Climate: Vatican Stresses Need to Protect Forests

The Permanent Observer Mission of the Holy See to the United Nations has recently given an intervention during Thirteenth Session of the United Nations Forum on Forests, dedicated to the Implementation of the UN Strategic Plan for Forests.


In its statement, by Msgr. Simon Kassas Chargé d’Affaires of the Permanent Observer Mission of the Holy See to the United Nations, the Holy See voiced its support for the efforts of the Forum to bring about an integral improvement in the quality of human life and called for the promotion of better management of the world’s forest resources, since they are being destroyed and altered at an alarming rate, which is depleting their biodiversity. Forests make an essential contribution in regulating the climate and their exploitation comes at a high cost to people, animals, and the environment. The Holy See also said that initiatives which aim to conserve forests must also take into account the native communities who have been living there for centuries.

Forests deserve our attention, study, and protection. As well as making an essential contribution to the regulation of the climate, they contain an irreplaceable treasure which is comprised of so many species. Some forest plants and micro-organisms, moreover, are capable of synthesizing unlimited numbers of complex substances of great medicinal potential. Other plants possess value as sources of food or as a means of genetically improving strains of edible plants.

Unfortunately, the rate at which the forests are being destroyed or altered is depleting their biodiversity so quickly that many species may never be cataloged or studied. If an obsession with profit is partly responsible for deforestation and the loss of biodiversity, it is also true that the desperate fight against poverty likewise threatens to deplete these resources. Thus, while certain forms of industrial development have induced some countries to deplete dramatically the size of their forests, foreign debt has forced other countries to administer unwisely their forest resources in the hope of reducing that debt. Similarly, the attempt to clear lands for farming or pasture is sometimes an unfortunate proof of how good and even necessary ends can be pursued with means that have unintended, harmful effects. The solution to an urgent problem can create another, equally serious one.

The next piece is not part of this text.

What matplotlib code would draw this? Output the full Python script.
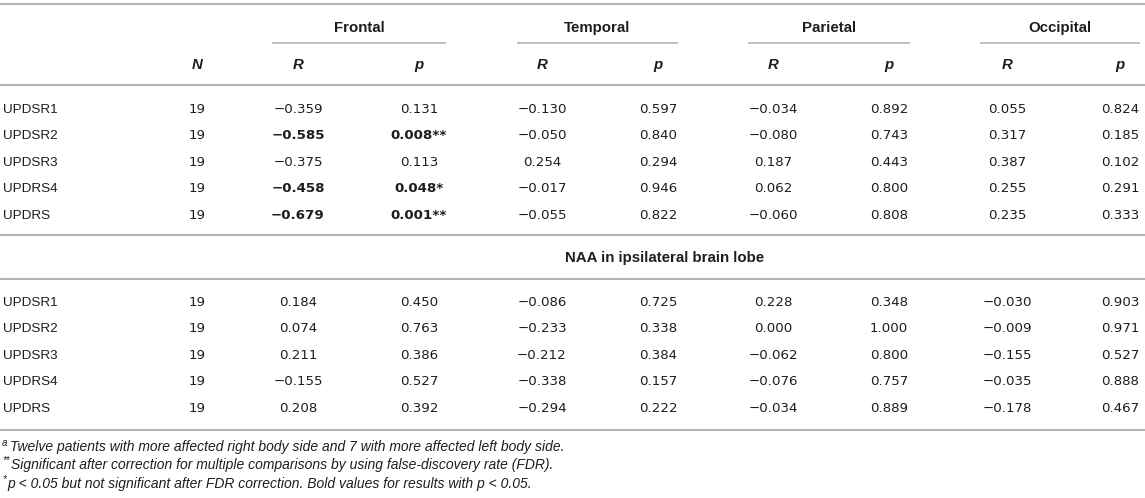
import matplotlib
matplotlib.use("Agg")
import matplotlib.pyplot as plt

plt.rcParams['font.family'] = ['Liberation Sans', 'DejaVu Sans']

# ---- data ----
lobes = ["Frontal", "Temporal", "Parietal", "Occipital"]
scales = ["UPDSR1", "UPDSR2", "UPDSR3", "UPDRS4", "UPDRS"]
n_pat = [19, 19, 19, 19, 19]

# first block (one list per lobe, one value per scale)
r_top = [[-0.359, -0.585, -0.375, -0.458, -0.679],
         [-0.130, -0.050, 0.254, -0.017, -0.055],
         [-0.034, -0.080, 0.187, 0.062, -0.060],
         [0.055, 0.317, 0.387, 0.255, 0.235]]
p_top = [[0.131, 0.008, 0.113, 0.048, 0.001],
         [0.597, 0.840, 0.294, 0.946, 0.822],
         [0.892, 0.743, 0.443, 0.800, 0.808],
         [0.824, 0.185, 0.102, 0.291, 0.333]]

# NAA in ipsilateral brain lobe
r_ipsi = [[0.184, 0.074, 0.211, -0.155, 0.208],
          [-0.086, -0.233, -0.212, -0.338, -0.294],
          [0.228, 0.000, -0.062, -0.076, -0.034],
          [-0.030, -0.009, -0.155, -0.035, -0.178]]
p_ipsi = [[0.450, 0.763, 0.386, 0.527, 0.392],
          [0.725, 0.338, 0.384, 0.157, 0.222],
          [0.348, 1.000, 0.800, 0.757, 0.889],
          [0.903, 0.971, 0.527, 0.888, 0.467]]

# significant after FDR correction (lobe, row) in the first block
fdr_sig = [(0, 1), (0, 4)]

section2 = "NAA in ipsilateral brain lobe"
notes = ["Twelve patients with more affected right body side and 7 with more affected left body side.",
         "Significant after correction for multiple comparisons by using false-discovery rate (FDR).",
         "p < 0.05 but not significant after FDR correction. Bold values for results with p < 0.05."]
note_marks = ["a", "**", "*"]

# ---- layout (pixel coords) ----
W, H = 1145, 498
fig = plt.figure(figsize=(W / 100, H / 100), dpi=100)
ax = fig.add_axes([0, 0, 1, 1])
ax.set_xlim(0, W)
ax.set_ylim(H, 0)
ax.axis("off")

txt = "#1e1e1e"
rule = "#b4b4b4"
fs_lab = 9.7
fs_head = 10.8
fs_num = 9.6
num_font = ['DejaVu Sans']

x_label = 3
x_n = 197
x_r = [298, 542, 773, 1007]
x_p = [419, 658, 889, 1120]
grp_lines = [(272, 446), (517, 678), (748, 910), (980, 1140)]


def hline(y, x0=0, x1=W, lw=1.5):
    ax.plot([x0, x1], [y, y], color=rule, lw=lw, solid_capstyle="butt")


def put(x, y, s, ha="center", fs=fs_lab, **kw):
    ax.text(x, y + fs * 0.5, s, ha=ha, va="baseline", fontsize=fs, color=txt, **kw)


def fmt(v):
    s = "%.3f" % abs(v)
    return ("\u2212" + s) if v < 0 else s


hline(4)
hline(85)
hline(235)
hline(279)
hline(430)

for i, lobe in enumerate(lobes):
    x0, x1 = grp_lines[i]
    put((x0 + x1) / 2, 27, lobe, fs=fs_head, fontweight="bold")
    hline(43, x0, x1, lw=1.2)
    put(x_r[i], 64, "R", fs=fs_head, fontweight="bold", style="italic")
    put(x_p[i], 64, "p", fs=fs_head, fontweight="bold", style="italic")
put(x_n, 64, "N", fs=fs_head, fontweight="bold", style="italic")

put(665, 257, section2, fs=fs_head, fontweight="bold")

blocks = [(108, r_top, p_top, True), (301, r_ipsi, p_ipsi, False)]
for y0, rr, pp, marks in blocks:
    for j, lab in enumerate(scales):
        y = y0 + j * 26.5
        put(x_label, y, lab, ha="left")
        put(x_n, y, str(n_pat[j]), fs=fs_num, family=num_font)
        for i in range(len(lobes)):
            p = pp[i][j]
            w = "bold" if p < 0.05 else "normal"
            ps = "%.3f" % p
            if marks and p < 0.05:
                ps += "**" if (i, j) in fdr_sig else "*"
            put(x_r[i], y, fmt(rr[i][j]), fs=fs_num, family=num_font, fontweight=w)
            put(x_p[i], y, ps, fs=fs_num, family=num_font, fontweight=w)

note_y = [446, 464, 483]
mark_w = [8, 9, 5]
for k, note in enumerate(notes):
    ax.text(2, note_y[k] - 0.5, note_marks[k], ha="left", va="baseline",
            fontsize=7, color=txt, style="italic")
    ax.text(2 + mark_w[k], note_y[k] + 5, note, ha="left", va="baseline",
            fontsize=10, color=txt, style="italic")

fig.savefig("out.png", dpi=100)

For that reason, it is not helpful to reflect on the thematic and operational priorities of the Strategic Plan for Forests from the comfortable perspective of highly developed societies that feature a quality of life well beyond the present reach of the majority of the world’s population. “A true ecological approach,” as Pope Francis has reminded us, “always becomes a social approach; it must integrate questions of justice in debates on the environment, so as to hear both the cry of the earth and the cry of the poor.”